The Court also emphasised that Courts must be vigilant as to when the Plaintiff is invoking grounds which otherwise could be said to fall under the scope of Rule 90 of Order XXI CPC and when the grounds raised by the Plaintiff are such that the entire execution proceedings and the consequent sale suffered from the want of jurisdiction and/or was a nullity.
Accordingly, the Apex Court allowed the Appeal, directed the Appellants to pay Rs. 75 lakhs to the Respondents, and directed the Registry to circulate one copy each of the Judgment to all the High Courts.
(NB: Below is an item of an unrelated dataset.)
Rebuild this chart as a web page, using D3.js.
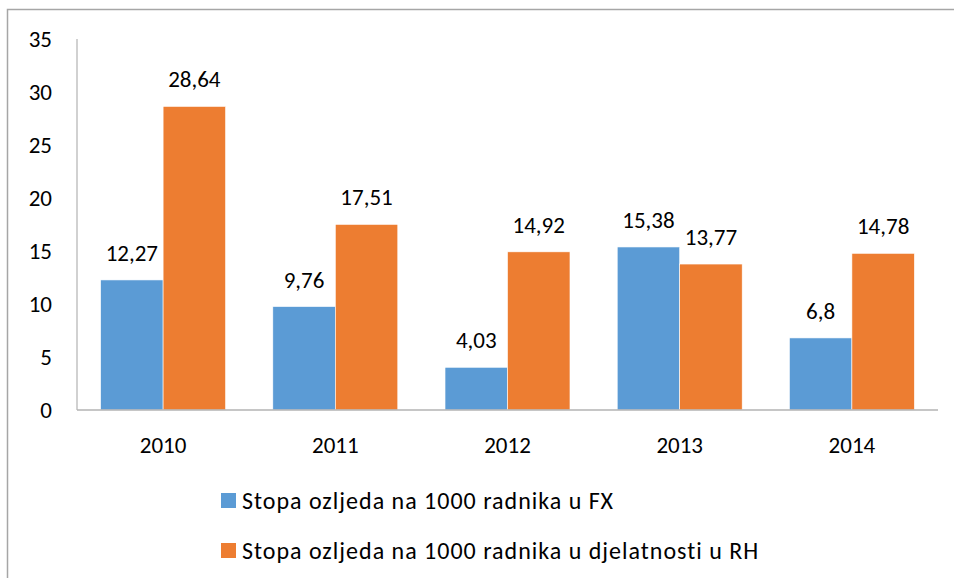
<!DOCTYPE html>
<html>
<head>
<meta charset="utf-8">
<script src="https://cdn.jsdelivr.net/npm/d3@7"></script>
<style>
  body { margin: 0; background: #fff; }
  svg text { font-family: Carlito, Lato, "Open Sans", sans-serif; fill: #000; }
</style>
</head>
<body>
<svg width="954" height="578"></svg>
<script>
var years = ["2010", "2011", "2012", "2013", "2014"];
var seriesNames = ["Stopa ozljeda na 1000 radnika u FX", "Stopa ozljeda na 1000 radnika u djelatnosti u RH"];
var fxValues = [12.27, 9.76, 4.03, 15.38, 6.8];
var rhValues = [28.64, 17.51, 14.92, 13.77, 14.78];
var yTicks = [0, 5, 10, 15, 20, 25, 30, 35];
var colors = ["#5B9BD5", "#ED7D31"];

var svg = d3.select("svg"),
    fontSize = 23;

var data = years.map(function(y, i) {
  return { year: y, values: [fxValues[i], rhValues[i]] };
});

// chart frame (cropped on the right and bottom)
svg.append("rect")
    .attr("x", 7.5).attr("y", 9.5)
    .attr("width", 1000).attr("height", 700)
    .attr("fill", "none")
    .attr("stroke", "#a6a6a6")
    .attr("stroke-width", 1.5);

var x0 = d3.scaleBand().domain(years).range([77, 938]).padding(0);
var x1 = d3.scaleBand().domain([0, 1]).range([0, x0.bandwidth()]).paddingInner(0).paddingOuter(0.378);
var y = d3.scaleLinear().domain([0, 35]).range([410, 39]);

// y axis labels
svg.append("g")
  .selectAll("text")
  .data(yTicks)
  .enter().append("text")
    .attr("x", 52)
    .attr("y", function(d) { return y(d); })
    .attr("dy", "0.36em")
    .attr("text-anchor", "end")
    .style("font-size", fontSize + "px")
    .text(function(d) { return d; });

// y axis line
svg.append("line")
    .attr("x1", 77).attr("x2", 77)
    .attr("y1", y(35)).attr("y2", y(0))
    .attr("stroke", "#b3b3b3")
    .attr("stroke-width", 1.2);

// bars
var group = svg.append("g")
  .selectAll("g")
  .data(data)
  .enter().append("g")
    .attr("transform", function(d) { return "translate(" + x0(d.year) + ",0)"; });

group.selectAll("rect")
  .data(function(d) { return d.values; })
  .enter().append("rect")
    .attr("x", function(d, i) { return x1(i); })
    .attr("y", function(d) { return y(d); })
    .attr("width", x1.bandwidth())
    .attr("height", function(d) { return y(0) - y(d); })
    .attr("fill", function(d, i) { return colors[i]; })
    .attr("stroke", "#fff")
    .attr("stroke-width", 0.6);

group.selectAll("text")
  .data(function(d) { return d.values; })
  .enter().append("text")
    .attr("x", function(d, i) { return x1(i) + x1.bandwidth() / 2; })
    .attr("y", function(d) { return y(d) - 19; })
    .attr("text-anchor", "middle")
    .style("font-size", fontSize + "px")
    .text(function(d) { return String(d).replace(".", ","); });

// x axis
svg.append("line")
    .attr("x1", 77).attr("x2", 938)
    .attr("y1", y(0)).attr("y2", y(0))
    .attr("stroke", "#b3b3b3")
    .attr("stroke-width", 1.6);

svg.append("g")
  .selectAll("text")
  .data(years)
  .enter().append("text")
    .attr("x", function(d) { return x0(d) + x0.bandwidth() / 2; })
    .attr("y", 453)
    .attr("text-anchor", "middle")
    .style("font-size", fontSize + "px")
    .text(function(d) { return d; });

// legend
var legend = svg.append("g")
  .selectAll("g")
  .data(seriesNames)
  .enter().append("g")
    .attr("transform", function(d, i) { return "translate(221," + (493 + i * 50) + ")"; });

legend.append("rect")
    .attr("width", 15).attr("height", 15)
    .attr("fill", function(d, i) { return colors[i]; });

legend.append("text")
    .attr("x", 21)
    .attr("y", 16)
    .style("font-size", "24px")
    .style("letter-spacing", "1px")
    .text(function(d) { return d; });
</script>
</body>
</html>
Cause Title- Danesh Singh & Ors v. Har Pyari (Dead) Thr. LRs. & Ors. (Neutral Citation: 2025 INSC 1434)
Appearance:
Appellants: Senior Advocate Vikas Singh, AOR Lakshmi Raman Singh, Advocates Deepeika Kalia, Udita Singh, Sudeep Chandra, Vasudha Singh, Divya Sharma, and Punit Budhiraja.
Respondents: Senior Advocate Aparajita Singh, AORs Gp. Capt. Karan Singh Bhati, Vipin Kumar Jai, Advocates Rashid Khan, Anirudh Singh, Abhijeet Singh, Dashrath Singh, Gurinder Jai, and Sanjna Dua.